• [Problem statement]: Take the lines from the beginning of the material through the line containing "import plotly.graph_objects as go" and retype them exactly, leaving the pictures out.

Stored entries
__________

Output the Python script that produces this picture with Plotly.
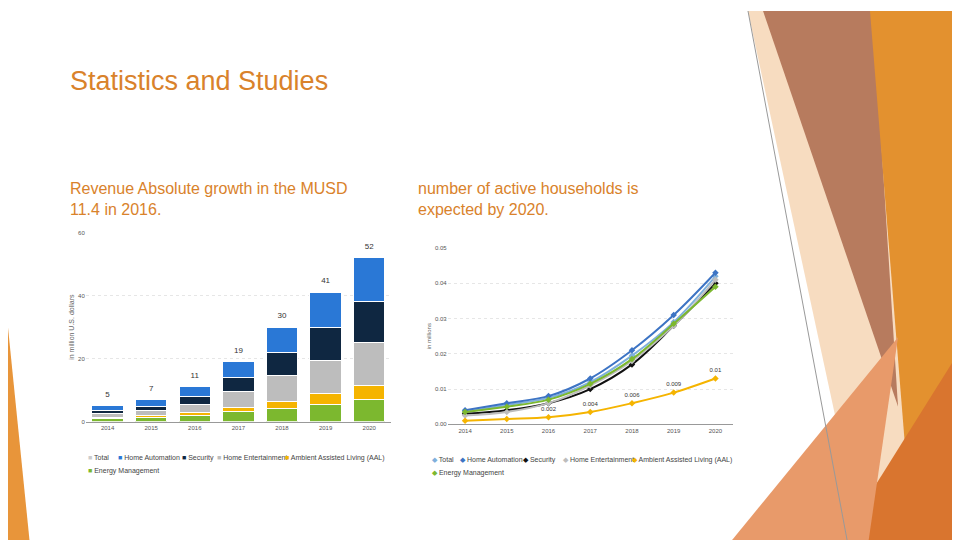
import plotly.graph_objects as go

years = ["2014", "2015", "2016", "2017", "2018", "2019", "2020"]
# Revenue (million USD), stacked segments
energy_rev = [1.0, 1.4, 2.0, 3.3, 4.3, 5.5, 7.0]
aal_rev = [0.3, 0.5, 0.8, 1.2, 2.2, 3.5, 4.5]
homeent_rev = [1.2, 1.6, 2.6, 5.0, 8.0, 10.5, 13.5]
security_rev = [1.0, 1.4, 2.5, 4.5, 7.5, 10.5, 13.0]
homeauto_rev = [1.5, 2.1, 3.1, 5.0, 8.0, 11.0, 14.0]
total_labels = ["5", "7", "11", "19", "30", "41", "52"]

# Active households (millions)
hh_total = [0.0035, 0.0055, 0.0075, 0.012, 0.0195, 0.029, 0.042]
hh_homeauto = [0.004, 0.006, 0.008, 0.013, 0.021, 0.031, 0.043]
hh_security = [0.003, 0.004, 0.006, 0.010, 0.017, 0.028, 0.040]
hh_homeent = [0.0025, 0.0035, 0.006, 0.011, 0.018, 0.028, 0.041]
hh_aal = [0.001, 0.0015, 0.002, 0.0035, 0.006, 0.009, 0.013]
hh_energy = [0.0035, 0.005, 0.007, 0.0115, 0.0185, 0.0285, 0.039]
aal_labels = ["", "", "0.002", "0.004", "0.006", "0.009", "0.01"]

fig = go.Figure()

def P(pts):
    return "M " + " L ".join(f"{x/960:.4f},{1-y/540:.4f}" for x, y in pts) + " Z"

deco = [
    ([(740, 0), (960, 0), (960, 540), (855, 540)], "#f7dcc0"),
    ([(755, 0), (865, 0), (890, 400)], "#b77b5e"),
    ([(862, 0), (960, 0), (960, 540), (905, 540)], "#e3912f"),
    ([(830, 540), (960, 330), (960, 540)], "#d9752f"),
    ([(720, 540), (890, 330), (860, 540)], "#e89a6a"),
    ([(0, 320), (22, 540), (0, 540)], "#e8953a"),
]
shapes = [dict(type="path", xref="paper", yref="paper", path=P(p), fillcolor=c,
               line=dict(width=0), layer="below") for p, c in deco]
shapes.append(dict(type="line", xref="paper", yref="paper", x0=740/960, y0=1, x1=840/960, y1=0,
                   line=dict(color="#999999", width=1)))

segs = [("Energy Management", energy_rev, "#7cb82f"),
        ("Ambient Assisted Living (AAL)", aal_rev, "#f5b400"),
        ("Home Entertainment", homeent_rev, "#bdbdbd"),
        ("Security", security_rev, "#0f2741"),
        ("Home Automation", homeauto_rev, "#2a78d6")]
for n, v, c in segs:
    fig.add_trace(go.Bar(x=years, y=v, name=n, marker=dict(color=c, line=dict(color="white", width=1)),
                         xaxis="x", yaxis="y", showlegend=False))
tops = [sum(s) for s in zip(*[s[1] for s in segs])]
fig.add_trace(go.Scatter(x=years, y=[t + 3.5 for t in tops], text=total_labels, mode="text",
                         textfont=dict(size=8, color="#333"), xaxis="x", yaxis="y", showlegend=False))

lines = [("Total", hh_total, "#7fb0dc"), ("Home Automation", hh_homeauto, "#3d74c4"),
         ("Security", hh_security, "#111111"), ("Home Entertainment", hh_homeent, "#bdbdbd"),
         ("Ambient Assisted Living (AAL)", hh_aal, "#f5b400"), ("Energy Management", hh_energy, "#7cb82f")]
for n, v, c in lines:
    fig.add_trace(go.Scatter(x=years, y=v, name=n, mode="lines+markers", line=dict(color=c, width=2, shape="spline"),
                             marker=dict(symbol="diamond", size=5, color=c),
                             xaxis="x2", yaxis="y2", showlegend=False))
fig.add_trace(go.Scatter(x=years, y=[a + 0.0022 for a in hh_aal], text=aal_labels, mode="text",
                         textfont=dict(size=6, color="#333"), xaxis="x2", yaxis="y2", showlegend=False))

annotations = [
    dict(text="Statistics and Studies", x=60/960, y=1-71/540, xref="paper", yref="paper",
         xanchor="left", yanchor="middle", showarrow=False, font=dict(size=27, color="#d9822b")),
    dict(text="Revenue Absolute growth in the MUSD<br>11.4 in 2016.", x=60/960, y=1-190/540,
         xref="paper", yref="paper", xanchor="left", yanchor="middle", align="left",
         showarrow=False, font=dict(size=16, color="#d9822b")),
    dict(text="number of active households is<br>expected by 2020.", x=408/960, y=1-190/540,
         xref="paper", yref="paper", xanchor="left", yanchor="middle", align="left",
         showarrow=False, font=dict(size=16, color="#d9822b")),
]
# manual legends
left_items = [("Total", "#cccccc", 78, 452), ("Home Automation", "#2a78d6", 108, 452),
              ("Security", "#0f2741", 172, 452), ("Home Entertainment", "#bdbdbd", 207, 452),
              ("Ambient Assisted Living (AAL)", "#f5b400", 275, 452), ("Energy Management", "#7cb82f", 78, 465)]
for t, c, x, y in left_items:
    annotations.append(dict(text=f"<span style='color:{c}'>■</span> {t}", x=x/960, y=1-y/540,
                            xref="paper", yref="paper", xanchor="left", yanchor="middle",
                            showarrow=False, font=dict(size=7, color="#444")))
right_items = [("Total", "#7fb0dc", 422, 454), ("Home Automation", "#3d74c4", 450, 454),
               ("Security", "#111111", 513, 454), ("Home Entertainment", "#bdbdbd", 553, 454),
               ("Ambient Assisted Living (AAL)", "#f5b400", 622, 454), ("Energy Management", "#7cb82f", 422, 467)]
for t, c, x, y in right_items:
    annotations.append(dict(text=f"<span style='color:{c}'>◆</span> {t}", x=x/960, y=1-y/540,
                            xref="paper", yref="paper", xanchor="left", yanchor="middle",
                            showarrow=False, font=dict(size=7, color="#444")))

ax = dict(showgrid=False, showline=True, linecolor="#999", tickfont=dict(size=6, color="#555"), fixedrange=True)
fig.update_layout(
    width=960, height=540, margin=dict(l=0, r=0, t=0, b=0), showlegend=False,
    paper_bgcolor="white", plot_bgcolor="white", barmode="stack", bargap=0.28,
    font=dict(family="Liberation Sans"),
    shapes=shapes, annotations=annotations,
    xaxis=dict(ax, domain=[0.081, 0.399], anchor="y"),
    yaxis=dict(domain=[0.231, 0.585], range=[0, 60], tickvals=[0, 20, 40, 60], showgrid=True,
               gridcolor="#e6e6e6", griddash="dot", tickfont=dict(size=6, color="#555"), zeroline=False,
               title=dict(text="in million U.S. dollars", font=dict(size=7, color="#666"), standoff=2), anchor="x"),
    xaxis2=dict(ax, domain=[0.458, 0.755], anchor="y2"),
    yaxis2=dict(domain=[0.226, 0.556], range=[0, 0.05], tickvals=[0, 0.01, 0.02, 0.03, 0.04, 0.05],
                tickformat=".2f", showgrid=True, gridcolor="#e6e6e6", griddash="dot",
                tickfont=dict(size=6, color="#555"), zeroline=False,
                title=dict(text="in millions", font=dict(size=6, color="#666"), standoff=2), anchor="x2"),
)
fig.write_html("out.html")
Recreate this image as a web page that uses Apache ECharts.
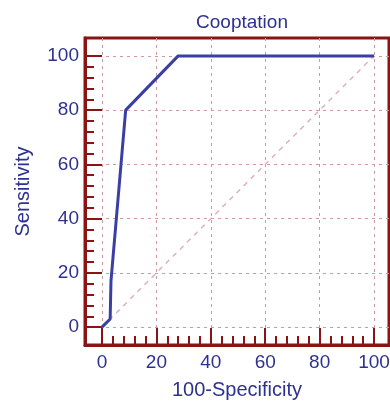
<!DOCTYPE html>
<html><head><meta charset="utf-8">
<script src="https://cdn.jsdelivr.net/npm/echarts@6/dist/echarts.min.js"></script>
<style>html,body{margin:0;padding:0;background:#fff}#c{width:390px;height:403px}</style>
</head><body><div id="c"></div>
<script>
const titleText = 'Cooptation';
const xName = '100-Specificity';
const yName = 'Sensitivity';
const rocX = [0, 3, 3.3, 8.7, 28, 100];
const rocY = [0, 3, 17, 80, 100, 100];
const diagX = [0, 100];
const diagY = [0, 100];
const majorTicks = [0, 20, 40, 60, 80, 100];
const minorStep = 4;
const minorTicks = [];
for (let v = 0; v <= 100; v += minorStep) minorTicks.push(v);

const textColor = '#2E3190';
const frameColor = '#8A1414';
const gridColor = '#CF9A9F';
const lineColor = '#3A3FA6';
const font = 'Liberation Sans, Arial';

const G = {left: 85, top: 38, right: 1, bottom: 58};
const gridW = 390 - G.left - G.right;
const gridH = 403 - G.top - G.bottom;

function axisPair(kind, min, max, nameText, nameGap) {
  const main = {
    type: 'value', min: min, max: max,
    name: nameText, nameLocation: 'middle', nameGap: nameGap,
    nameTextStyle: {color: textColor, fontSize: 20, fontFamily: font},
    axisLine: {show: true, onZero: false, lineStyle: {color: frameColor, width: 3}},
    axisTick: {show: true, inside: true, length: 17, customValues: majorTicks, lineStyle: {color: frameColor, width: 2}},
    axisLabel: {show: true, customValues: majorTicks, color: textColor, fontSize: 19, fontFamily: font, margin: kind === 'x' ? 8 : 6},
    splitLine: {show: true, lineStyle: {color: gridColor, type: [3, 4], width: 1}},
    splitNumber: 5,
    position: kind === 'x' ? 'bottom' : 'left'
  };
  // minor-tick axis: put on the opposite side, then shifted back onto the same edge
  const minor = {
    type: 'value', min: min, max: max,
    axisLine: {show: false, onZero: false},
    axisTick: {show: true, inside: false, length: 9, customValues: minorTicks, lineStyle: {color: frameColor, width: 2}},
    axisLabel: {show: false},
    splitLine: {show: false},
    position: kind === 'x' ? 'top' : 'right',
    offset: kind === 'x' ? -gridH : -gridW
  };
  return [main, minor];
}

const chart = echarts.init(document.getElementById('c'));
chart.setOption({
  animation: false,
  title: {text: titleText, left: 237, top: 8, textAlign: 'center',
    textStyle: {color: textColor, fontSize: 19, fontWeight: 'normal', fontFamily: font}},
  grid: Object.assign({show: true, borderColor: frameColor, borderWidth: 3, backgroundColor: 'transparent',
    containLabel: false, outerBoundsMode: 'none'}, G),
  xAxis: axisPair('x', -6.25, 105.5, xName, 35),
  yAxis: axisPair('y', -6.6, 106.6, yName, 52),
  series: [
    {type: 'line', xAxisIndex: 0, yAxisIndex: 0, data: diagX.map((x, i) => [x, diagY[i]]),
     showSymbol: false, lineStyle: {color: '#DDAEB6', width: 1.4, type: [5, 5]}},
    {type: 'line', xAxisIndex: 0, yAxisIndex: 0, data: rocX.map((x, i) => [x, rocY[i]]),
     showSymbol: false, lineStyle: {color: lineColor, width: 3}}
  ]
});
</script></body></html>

__________

• [Exercise result]:
Output the Python script that produces this picture with Plotly.
import plotly.graph_objects as go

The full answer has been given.